Cette concentration crée une fracture nationale. Le Gabon se vit désormais à deux vitesses : Libreville et le reste. Le grand Libreville, malgré ses insuffisances, bénéficie d’un traitement de faveur : couverture médiatique, projets prioritaires, visites officielles. L’arrière-pays, lui, attend une caméra, un ministre, une machine.
Les conséquences : économique, sociale, politique
- Sur le plan économique, les zones agricoles du Woleu-Ntem, de la Ngounié ou de la Nyanga ne peuvent écouler leurs produits. Le transport des denrées devient un luxe, ce qui décourage l’investissement local et favorise les importations.
- Sur le plan social, les jeunes fuient l’intérieur, en quête d’opportunités concentrées sur la côte. Résultat : exode rural massif, pression urbaine à Libreville et Port-Gentil, et désertification humaine du reste du pays.
- Politiquement, cet abandon alimente un sentiment d’exclusion. Certaines provinces, historiquement marginalisées, s’interrogent sur leur rôle dans un État qui ne les relie même pas aux autres.
Un développement déséquilibré = un pays vulnérable
La vraie question est celle-ci : comment bâtir un Gabon fort, stable et prospère si l’intérieur du pays reste inaccessible ? Un pays ne peut prétendre à l’émergence en ne développant que sa façade littorale. Les investissements doivent être rééquilibrés. Le bitume ne doit pas seulement servir à parader à Libreville ; il doit connecter les Gabonais entre eux.
Quelle vision pour demain ?
L’urgence est claire : il faut une politique nationale cohérente de mobilité intérieure. Cela passe par :
- L’entretien systématique et rigoureux du réseau routier existant
- La finalisation des grands axes stratégiques comme la Transgabonaise
- Le développement du transport fluvial et ferroviaire pour désenclaver les zones reculées
- Un vrai partenariat public-privé transparent, avec des résultats mesurables
Sans routes, il n’y a pas de commerce. Sans mobilité, il n’y a pas de cohésion nationale. Et sans vision, il n’y aura jamais de développement. À force d’oublier ses routes, le Gabon finit par tourner en rond sur place, comme une voiture bloquée dans une ornière qu’on refuse de combler.

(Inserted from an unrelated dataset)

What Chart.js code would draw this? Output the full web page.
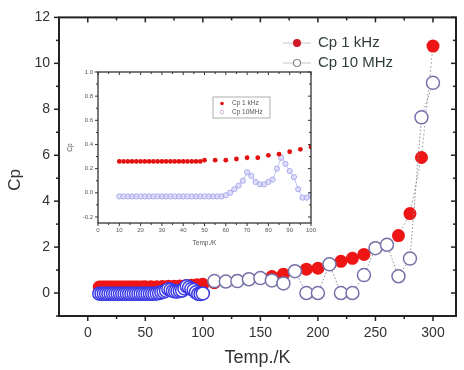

Conclusion : bâtir un pays, ce n’est pas embellir une vitrine
L’avenir du Gabon ne peut se résumer à Libreville, à Port-Gentil ou à quelques axes modernisés. L’État a une obligation morale et stratégique d’investir équitablement dans les infrastructures de toutes les provinces. Chaque ville, chaque village, chaque département doit être vu comme une pièce essentielle du puzzle national.
Tant que l’intérieur du Gabon sera condamné à l’isolement, le développement ne sera qu’un slogan. Il est temps de cesser de construire des routes pour les cortèges officiels, et de bâtir, enfin, un réseau national au service de tous.